Sesampainya saya di airport Jakarta, langsung dicomot sama wartawan2 untuk siaran langsung di televisi. Namun karena protokolernya mengharuskan ke Kemenlu dulu, maka kamu dibawa ke Pejambon dulu. Baru keesokan harinya Ronald Extravaganza dari SCTV datang ke rumah untuk wawancara. Selesai wawancara, saya langsung dibawa ke studio SCTV di Senayan City. Dijalanan macet total dan hujan deras disertai es kecil2 dan angin kencang, sehingga banyak pohon yang tumbang. Waktu itu sudah jam 16.55 , padahal Liputan6 itu jam 17.00. Maka saya putuskan untuk turun dari mobil dan lari menuju gedung SCTV. Tapi sama crew yang lain dicegah, jangan pak , bahayaaa,,. Tapi saya nekat,,, bahaya apaaan , dalam hatiku,,, " belum tau dia ,,, saya sudah terlatih lari dikejar tsunami...". Saya keluar dari mobil dan lari,,, menuju gedung SCTV,,, sempat terdengar dari dalam mobil " wah,,, nara sumbernya ucul pak..."

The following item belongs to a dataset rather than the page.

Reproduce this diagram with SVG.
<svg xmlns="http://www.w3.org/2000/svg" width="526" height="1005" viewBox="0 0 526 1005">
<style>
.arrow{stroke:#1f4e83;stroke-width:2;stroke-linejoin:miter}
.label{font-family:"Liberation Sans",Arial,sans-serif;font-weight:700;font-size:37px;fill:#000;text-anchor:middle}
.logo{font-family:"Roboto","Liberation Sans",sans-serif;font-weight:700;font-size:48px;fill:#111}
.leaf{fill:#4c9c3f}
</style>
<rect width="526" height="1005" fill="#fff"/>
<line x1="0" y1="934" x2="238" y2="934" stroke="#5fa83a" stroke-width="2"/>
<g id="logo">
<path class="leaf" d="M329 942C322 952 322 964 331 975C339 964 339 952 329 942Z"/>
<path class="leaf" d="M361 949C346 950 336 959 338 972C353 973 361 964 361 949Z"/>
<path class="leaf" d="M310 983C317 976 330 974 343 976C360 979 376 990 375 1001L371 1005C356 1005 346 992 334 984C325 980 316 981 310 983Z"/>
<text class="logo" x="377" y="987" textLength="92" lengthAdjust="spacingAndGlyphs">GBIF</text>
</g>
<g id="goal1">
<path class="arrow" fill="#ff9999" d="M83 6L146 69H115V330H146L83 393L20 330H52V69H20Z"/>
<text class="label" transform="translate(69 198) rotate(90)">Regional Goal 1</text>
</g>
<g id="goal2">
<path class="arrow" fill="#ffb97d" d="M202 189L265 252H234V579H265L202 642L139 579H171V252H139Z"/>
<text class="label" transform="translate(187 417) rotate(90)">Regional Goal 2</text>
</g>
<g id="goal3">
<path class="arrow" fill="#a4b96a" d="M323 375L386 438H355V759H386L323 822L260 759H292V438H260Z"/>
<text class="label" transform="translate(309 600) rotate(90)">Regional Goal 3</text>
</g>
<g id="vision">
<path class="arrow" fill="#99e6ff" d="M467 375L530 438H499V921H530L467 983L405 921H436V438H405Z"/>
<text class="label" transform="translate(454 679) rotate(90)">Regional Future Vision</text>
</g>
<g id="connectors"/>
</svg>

Saya lari sampai di pintu gerbang SCTV saya dicegat tentara penjaganya, " mau kemana kamu..?. saya jawab mau siaran langsung pak,,, " si tentara itu nglirik kaki saya yg hanya saya bungkus pakai sendal. Dengan pandangan tidak percaya dia mencegah saya untuk masuk. Namunbeberapa saat kemudian ada telpon dari atas, yang memerintahkan tentara itu suruh buka pintu buat saya.
Karena saya lari sangat jauh waktu menjauhi tsunami, sepatu saya jebol dan kemasukan salju , dingin sekali. Akhirnya saya pakai sandal yang ada di Mesjid Sendai. Dan waktu dievakuasi ke Jakarta sandal itu terbawa. Bahkan waktu dijemput Ronald Extravaganza ke Studio SCTV sendal itu saya pakai. Pakai jas rapi , tapi dibawahnya pakai sandal dan celana jean. Si Nova Rini yg mewawancarai saya sempat lirak-lirik sandal saya melulu.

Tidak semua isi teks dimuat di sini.